- **Data block**:
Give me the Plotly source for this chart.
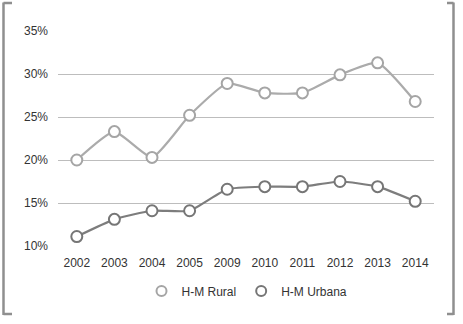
import plotly.graph_objects as go

years = ["2002", "2003", "2004", "2005", "2009", "2010", "2011", "2012", "2013", "2014"]
rural = [20.0, 23.3, 20.3, 25.2, 28.9, 27.8, 27.8, 29.9, 31.3, 26.8]
urbana = [11.1, 13.1, 14.1, 14.1, 16.6, 16.9, 16.9, 17.5, 16.9, 15.2]
y_ticks = [10, 15, 20, 25, 30, 35]
y_labels = [f"{v}%" for v in y_ticks]
series_names = ["H-M Rural", "H-M Urbana"]

W, H = 463, 324
L, R, T, B = 58, 29, 31, 78
pw, ph = W - L - R, H - T - B


def px(x):
    return (x - L) / pw


def py(y):
    return (H - B - y) / ph


line_cols = ["#ababab", "#7d7d7d"]
mark_cols = ["#a5a5a5", "#767676"]

fig = go.Figure()
for name, vals, lc, mc in zip(series_names, [rural, urbana], line_cols, mark_cols):
    fig.add_trace(go.Scatter(
        x=years, y=vals, name=name, mode="lines+markers", showlegend=False,
        line=dict(color=lc, width=2.2, shape="spline", smoothing=0.5),
        marker=dict(size=11, color="white", line=dict(color=mc, width=2)),
        cliponaxis=False,
    ))
for name, mc in zip(series_names, mark_cols):
    fig.add_trace(go.Scatter(
        x=[None], y=[None], name=name, mode="markers", showlegend=True,
        marker=dict(size=10, color="white", line=dict(color=mc, width=2)),
    ))

shapes = []
bc = "#8f8f8f"
for xv, xt in [(3.5, 12), (453.5, 447)]:
    shapes.append(dict(type="line", xref="paper", yref="paper", x0=px(xv), x1=px(xv),
                       y0=py(2.5), y1=py(315), line=dict(color=bc, width=2.5)))
    for yy in (3, 314):
        shapes.append(dict(type="line", xref="paper", yref="paper", x0=px(xv), x1=px(xt),
                           y0=py(yy), y1=py(yy), line=dict(color=bc, width=2.5)))

fig.update_layout(
    width=W, height=H, autosize=False,
    margin=dict(l=L, r=R, t=T, b=B, autoexpand=False),
    paper_bgcolor="white", plot_bgcolor="white",
    font=dict(family="Liberation Sans, Arial, sans-serif", size=12, color="#333333"),
    showlegend=True,
    legend=dict(orientation="h", x=px(247), xanchor="center", y=py(291), yanchor="middle",
                font=dict(size=12, color="#333333"), itemwidth=30),
    xaxis=dict(type="category", range=[-0.5, len(years) - 0.5], showgrid=False,
               zeroline=False, showline=False, ticks="", ticklabelstandoff=8,
               tickfont=dict(size=12, color="#333333")),
    yaxis=dict(range=[10, 35], tickvals=y_ticks, ticktext=y_labels, showgrid=True,
               gridcolor="#bdbdbd", gridwidth=1, zeroline=False, showline=False,
               ticks="", ticklabelstandoff=9, tickfont=dict(size=12, color="#333333")),
    shapes=shapes,
)

fig.write_html(
    "out.html",
    config={"responsive": False, "displayModeBar": False},
    post_script="document.body.style.margin='0';document.body.style.overflow='hidden';",
)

- **Task requirements**: Skip the pictures, please, and transcribe only the lines from the beginning of the material through the one that contains "return (H - B - y) / ph".

- **Full output**:
Give me the Plotly source for this chart.
import plotly.graph_objects as go

years = ["2002", "2003", "2004", "2005", "2009", "2010", "2011", "2012", "2013", "2014"]
rural = [20.0, 23.3, 20.3, 25.2, 28.9, 27.8, 27.8, 29.9, 31.3, 26.8]
urbana = [11.1, 13.1, 14.1, 14.1, 16.6, 16.9, 16.9, 17.5, 16.9, 15.2]
y_ticks = [10, 15, 20, 25, 30, 35]
y_labels = [f"{v}%" for v in y_ticks]
series_names = ["H-M Rural", "H-M Urbana"]

W, H = 463, 324
L, R, T, B = 58, 29, 31, 78
pw, ph = W - L - R, H - T - B


def px(x):
    return (x - L) / pw


def py(y):
    return (H - B - y) / ph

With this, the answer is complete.